Empirically, SP‑FM is evaluated on eight heterogeneous benchmarks: (1) synthetic rotated‑letter images, (2) high‑content microscopy drug‑screen data, (3) single‑cell RNA‑seq perturbation datasets, and several other image and time‑series tasks. In each case, the model is trained on a subset of conditions and tested on held‑out conditions that were never seen during training. Compared to standard conditional flow‑matching, conditional diffusion, and recent meta‑flow‑matching approaches, SP‑FM consistently reduces Wasserstein‑2 distance, Fréchet Inception Distance, and improves downstream metrics such as Pearson correlation for gene‑expression prediction. For example, on a drug‑response microscopy benchmark, SP‑FM lowers FID from 0.85 to 0.62 and improves morphology‑specific error by ~15 %. On a large Perturb‑Seq dataset, the average Pearson correlation rises from 0.71 to 0.78, especially for chemically similar unseen drugs.
Ablation studies confirm that both components—conditioned mixture base and conditioned velocity—are necessary: removing the mixture (i.e., fixing the base) degrades OOD performance dramatically, while conditioning only the velocity yields modest gains. Varying the number of mixture components shows a trade‑off: larger K improves OOD accuracy up to a point, after which over‑parameterization harms validation loss.
The paper also discusses limitations: learning a full mixture per condition increases memory and compute, especially for large K; the method assumes a smooth similarity structure in the condition space, which may not hold for highly discrete or hierarchical descriptors; and extremely multimodal target distributions may still require more expressive bases. Future directions include graph‑based condition encoders, hierarchical mixture models, and joint learning of both base and target multimodality.

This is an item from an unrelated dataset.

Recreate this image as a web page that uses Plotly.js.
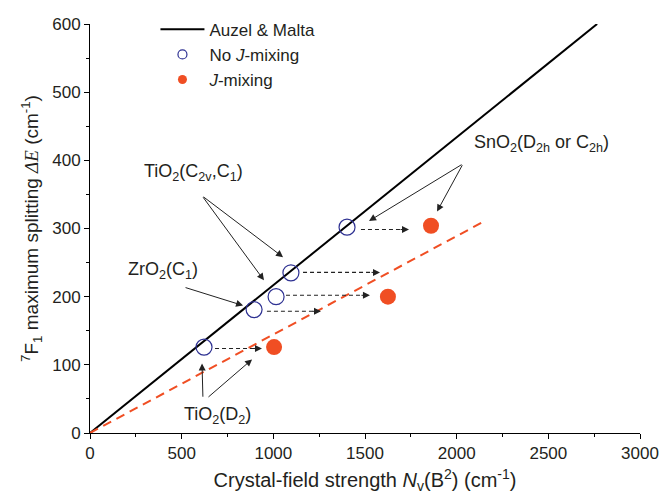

In summary, SP‑FM offers a simple plug‑in modification—predict a condition‑dependent Gaussian mixture as the source distribution—and a principled shortest‑path flow‑matching training scheme that together enable conditional generative models to extrapolate reliably to unseen conditions across diverse scientific domains. The theoretical insights, extensive experiments, and clear implementation pathway make it a compelling addition to the toolbox for OOD‑robust conditional generation.